● **PROBLEM TO WORK ON**: Copy all lines below containing "chart".

● **Figure scripts**:

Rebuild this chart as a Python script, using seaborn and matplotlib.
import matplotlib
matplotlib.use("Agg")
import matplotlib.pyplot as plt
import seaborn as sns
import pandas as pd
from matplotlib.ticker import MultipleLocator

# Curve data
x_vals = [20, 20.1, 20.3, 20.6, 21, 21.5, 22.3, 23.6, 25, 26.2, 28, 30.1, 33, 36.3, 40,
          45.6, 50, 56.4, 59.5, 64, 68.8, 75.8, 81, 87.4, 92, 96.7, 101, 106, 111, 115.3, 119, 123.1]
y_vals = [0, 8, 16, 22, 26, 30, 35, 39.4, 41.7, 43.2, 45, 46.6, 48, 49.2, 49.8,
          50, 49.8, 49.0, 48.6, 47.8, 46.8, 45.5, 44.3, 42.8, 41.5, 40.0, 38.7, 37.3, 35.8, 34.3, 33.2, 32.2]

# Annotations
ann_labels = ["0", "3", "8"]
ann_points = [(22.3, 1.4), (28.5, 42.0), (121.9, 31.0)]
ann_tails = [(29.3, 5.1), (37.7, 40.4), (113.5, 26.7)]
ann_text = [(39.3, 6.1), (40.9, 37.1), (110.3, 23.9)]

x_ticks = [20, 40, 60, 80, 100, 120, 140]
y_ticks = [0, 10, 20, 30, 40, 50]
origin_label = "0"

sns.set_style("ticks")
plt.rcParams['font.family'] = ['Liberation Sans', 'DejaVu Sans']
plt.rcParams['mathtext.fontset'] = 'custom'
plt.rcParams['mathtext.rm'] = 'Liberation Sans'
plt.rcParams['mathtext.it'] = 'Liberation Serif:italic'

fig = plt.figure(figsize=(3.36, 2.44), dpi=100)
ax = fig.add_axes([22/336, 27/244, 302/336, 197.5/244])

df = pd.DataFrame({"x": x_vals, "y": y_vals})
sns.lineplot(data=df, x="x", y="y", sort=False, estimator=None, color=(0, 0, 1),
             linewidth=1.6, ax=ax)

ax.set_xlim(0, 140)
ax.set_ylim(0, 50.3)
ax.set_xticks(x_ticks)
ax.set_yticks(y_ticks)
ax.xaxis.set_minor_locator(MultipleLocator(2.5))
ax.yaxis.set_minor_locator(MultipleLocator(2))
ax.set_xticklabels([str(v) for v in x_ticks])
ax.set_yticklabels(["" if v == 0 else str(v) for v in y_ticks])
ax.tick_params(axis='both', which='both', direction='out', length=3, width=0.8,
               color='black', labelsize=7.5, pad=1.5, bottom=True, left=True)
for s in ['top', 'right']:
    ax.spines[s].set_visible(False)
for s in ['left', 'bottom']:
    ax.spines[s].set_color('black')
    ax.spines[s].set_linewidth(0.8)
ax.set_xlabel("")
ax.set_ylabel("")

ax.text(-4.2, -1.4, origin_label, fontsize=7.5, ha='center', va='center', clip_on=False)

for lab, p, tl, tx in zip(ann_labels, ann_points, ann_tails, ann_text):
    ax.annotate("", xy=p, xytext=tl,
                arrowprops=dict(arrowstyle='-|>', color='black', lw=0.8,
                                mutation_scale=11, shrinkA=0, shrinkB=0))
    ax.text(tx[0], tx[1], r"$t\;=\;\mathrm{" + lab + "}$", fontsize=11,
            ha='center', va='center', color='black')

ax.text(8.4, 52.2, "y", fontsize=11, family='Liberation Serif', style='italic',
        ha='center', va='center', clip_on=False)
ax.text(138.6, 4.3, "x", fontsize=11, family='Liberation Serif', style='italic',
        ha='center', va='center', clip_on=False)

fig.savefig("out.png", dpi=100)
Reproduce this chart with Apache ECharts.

● **RESPONSE**:
Rebuild this chart as a Python script, using seaborn and matplotlib.
Reproduce this chart with Apache ECharts.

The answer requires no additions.